Distinguer l'institution religieuse des croyances et pratiques

Toutefois, il importe de distinguer l'institution religieuse des croyances et pratiques. D'aucuns l'avoueront: toute institution est traversée par le politique et le fait religieux n'y échappe pas! Pour cette raison, à côté de l'institution, se trouvent des personnes qui adhèrent à une mythologie ou à un livre sacré parce que ces sources offrent des réponses à propos de mystères de la vie... que la science ne peut (prétendre) résoudre!
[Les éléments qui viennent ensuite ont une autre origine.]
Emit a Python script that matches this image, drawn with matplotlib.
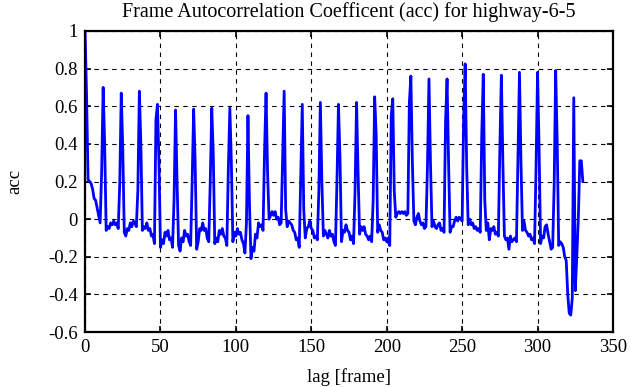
import matplotlib
matplotlib.use('Agg')
import matplotlib.pyplot as plt
import numpy as np

plt.rcParams['font.family'] = ['Liberation Serif', 'DejaVu Serif']

# frame autocorrelation coefficient, lag 0..330
acc = [
    1.00, 0.66, 0.21, 0.20, 0.19, 0.16, 0.11, 0.10, 0.06, 0.02,   # 0-9
    -0.02, 0.25, 0.70, 0.40, -0.06, -0.04, -0.05, -0.02, -0.03, -0.01,   # 10-19
    -0.03, -0.02, -0.05, 0.19, 0.67, 0.38, -0.07, -0.09, -0.05, -0.06,   # 20-29
    -0.02, -0.04, -0.01, -0.02, -0.04, 0.15, 0.68, 0.40, -0.06, -0.04,   # 30-39
    -0.05, -0.02, -0.06, -0.05, -0.09, -0.08, -0.13, 0.53, 0.61, 0.30,   # 40-49
    -0.15, -0.11, -0.13, -0.07, -0.09, -0.06, -0.11, -0.10, -0.15, 0.10,   # 50-59
    0.58, 0.20, -0.14, -0.17, -0.10, -0.12, -0.06, -0.09, -0.08, -0.12,   # 60-69
    -0.14, 0.20, 0.585, 0.30, -0.16, -0.12, -0.05, -0.06, -0.02, -0.06,   # 70-79
    -0.05, -0.10, -0.12, 0.20, 0.59, 0.35, -0.13, -0.10, -0.12, -0.06,   # 80-89
    -0.08, -0.05, -0.09, -0.10, -0.14, 0.27, 0.59, 0.30, -0.12, -0.07,   # 90-99
    -0.09, -0.05, -0.08, -0.07, -0.11, -0.13, -0.18, -0.02, 0.55, 0.08,   # 100-109
    -0.21, -0.15, -0.17, -0.08, -0.10, -0.02, -0.04, -0.03, -0.06, 0.36,   # 110-119
    0.67, 0.25, 0.00, 0.02, 0.04, 0.02, 0.04, 0.00, 0.01, -0.03,   # 120-129
    -0.02, 0.33, 0.68, 0.05, -0.04, -0.01, -0.02, -0.03, -0.06, -0.07,   # 130-139
    -0.11, -0.10, -0.15, 0.22, 0.61, 0.05, -0.10, -0.05, -0.04, -0.01,   # 140-149
    -0.05, -0.06, -0.10, -0.09, -0.11, 0.15, 0.62, 0.20, -0.09, -0.06,   # 150-159
    -0.08, -0.10, -0.06, -0.09, -0.08, -0.12, -0.14, 0.20, 0.61, 0.33,   # 160-169
    -0.12, -0.06, -0.07, -0.03, -0.06, -0.07, -0.11, -0.09, -0.13, 0.15,   # 170-179
    0.62, 0.25, -0.08, -0.04, -0.06, -0.04, -0.08, -0.09, -0.11, -0.09,   # 180-189
    -0.12, 0.10, 0.65, 0.45, -0.07, -0.03, -0.06, -0.07, -0.11, -0.10,   # 190-199
    -0.12, -0.10, -0.14, 0.55, 0.64, 0.15, 0.01, 0.03, 0.04, 0.03,   # 200-209
    0.04, 0.03, 0.04, 0.02, 0.03, 0.62, 0.76, 0.30, -0.01, -0.03,   # 210-219
    0.01, 0.03, -0.01, -0.03, -0.02, -0.05, -0.04, 0.28, 0.745, 0.30,   # 220-229
    -0.04, -0.01, -0.04, -0.05, -0.03, -0.02, -0.06, -0.05, -0.07, 0.52,   # 230-239
    0.745, 0.30, -0.07, -0.04, -0.04, -0.01, 0.01, -0.01, 0.01, 0.00,   # 240-249
    -0.01, 0.54, 0.825, 0.28, -0.03, 0.00, -0.03, -0.02, -0.05, -0.04,   # 250-259
    -0.06, -0.05, -0.07, 0.45, 0.77, 0.10, -0.06, -0.02, -0.11, -0.05,   # 260-269
    -0.06, -0.04, -0.08, -0.07, -0.09, 0.38, 0.765, 0.30, -0.09, -0.11,   # 270-279
    -0.10, -0.16, -0.09, -0.12, -0.11, -0.10, -0.12, 0.34, 0.78, 0.30,   # 280-289
    -0.06, -0.01, -0.06, -0.07, -0.09, -0.08, -0.11, -0.10, -0.13, 0.28,   # 290-299
    0.78, 0.38, -0.13, -0.09, -0.10, -0.04, -0.03, -0.08, -0.12, -0.16,   # 300-309
    -0.15, 0.18, 0.79, 0.42, -0.14, -0.12, -0.13, -0.15, -0.20, -0.22,   # 310-319
    -0.40, -0.50, -0.51, -0.42, 0.645, -0.38, -0.20, 0.00, 0.31, 0.31,   # 320-329
    0.20,                                                          # 330
]
lag = np.arange(len(acc))

fig = plt.figure(figsize=(6.3, 3.87), dpi=100)
ax = fig.add_axes([0.135, 0.142, 0.838, 0.778])

ax.plot(lag, acc, color='#0000ff', linewidth=2.0)

ax.set_xlim(0, 350)
ax.set_ylim(-0.6, 1.0)
ax.set_xticks(np.arange(0, 351, 50))
ax.set_yticks(np.arange(-0.6, 1.01, 0.2))
ax.set_yticklabels(['-0.6', '-0.4', '-0.2', '0', '0.2', '0.4', '0.6', '0.8', '1'])

ax.grid(True, color='black', linestyle=(0, (4, 4)), linewidth=0.8)
ax.tick_params(direction='in', length=4, width=1.2, top=True, right=True,
               labelsize=13.5, pad=5)
for s in ax.spines.values():
    s.set_linewidth(1.6)

ax.set_title('Frame Autocorrelation Coefficent (acc) for highway-6-5', fontsize=14.5, pad=10)
ax.set_xlabel('lag [frame]', fontsize=13.5, labelpad=9)
ax.set_ylabel('acc', fontsize=13.5, labelpad=18)

fig.savefig('out.png', dpi=100)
Pourquoi critiquer de manière aussi véhémente des personnes qui s'affilient à un système de valeurs ou à une histoire sacrée? Parce qu'elles croient en un Dieu? Au nom de quoi prétendre que la science offre toutes les réponses et se permettre de dénigrer dès lors ceux qui entretiennent un dialogue avec une réalité immatérielle? Ou encore, qui cultivent leur vie intérieure, même si cette «culture» prend l'allure de pratiques alimentaires, vestimentaires et rituelles? Au nom d'une science prétendant faire preuve de vérité absolue? En vue de défendre l'athéisme?

Quand on sait à quel point la science est elle-même un produit traversé par des intérêts politico-économiques, imposer ce régime de pensée «occidentalocentrée» ne revient-il pas à une forme de renouveau colonialiste, voire néolibérale? Sans compter que cette discrimination contrecarre les principes de la démocratie.

Les anthropologues et sociologues ne cessent de documenter le «réenchantement du monde», notamment en montrant que le foot, le sport extrême, les diètes ou l'usage de drogues ont en quelque sorte remplacé l'effet du religieux! L'institution religieuse a initialement comme mandat de transmettre des savoir-faire et savoir-être, d'être un foyer nourricier. Lorsqu'une croyance religieuse ne se présente pas comme un instrument du pouvoir, peu importe son intensité, elle veut être une ressource offrant notamment des réponses aux mystères de l'existence ou lui donnant un sens.

Essentiellement vécue dans l'intimité, la croyance peut permettre de trouver l'espérance et d'apaiser des souffrances. Aussi, toute pratique religieuse ne conduit pas nécessairement à l'intégrisme ou à la discrimination féminine. Ce mode de pensée est hautement réducteur. D'aucuns diront d'ailleurs que bien des femmes peuvent être victimes de violence conjugale sans que le religieux soit ici de mise.

Enfin, rappelons que les pratiques religieuses sont des phénomènes sociaux qui se transforment comme toute chose, au gré du temps. Aussi, le fait religieux d'aujourd'hui n'est plus celui du Moyen-Âge ou d'avant la Révolution tranquille... si bien qu'il importe que ceux qui ont vécu de mauvaises expériences n'attribuent pas à cet écho d'enfance, une valeur absolue.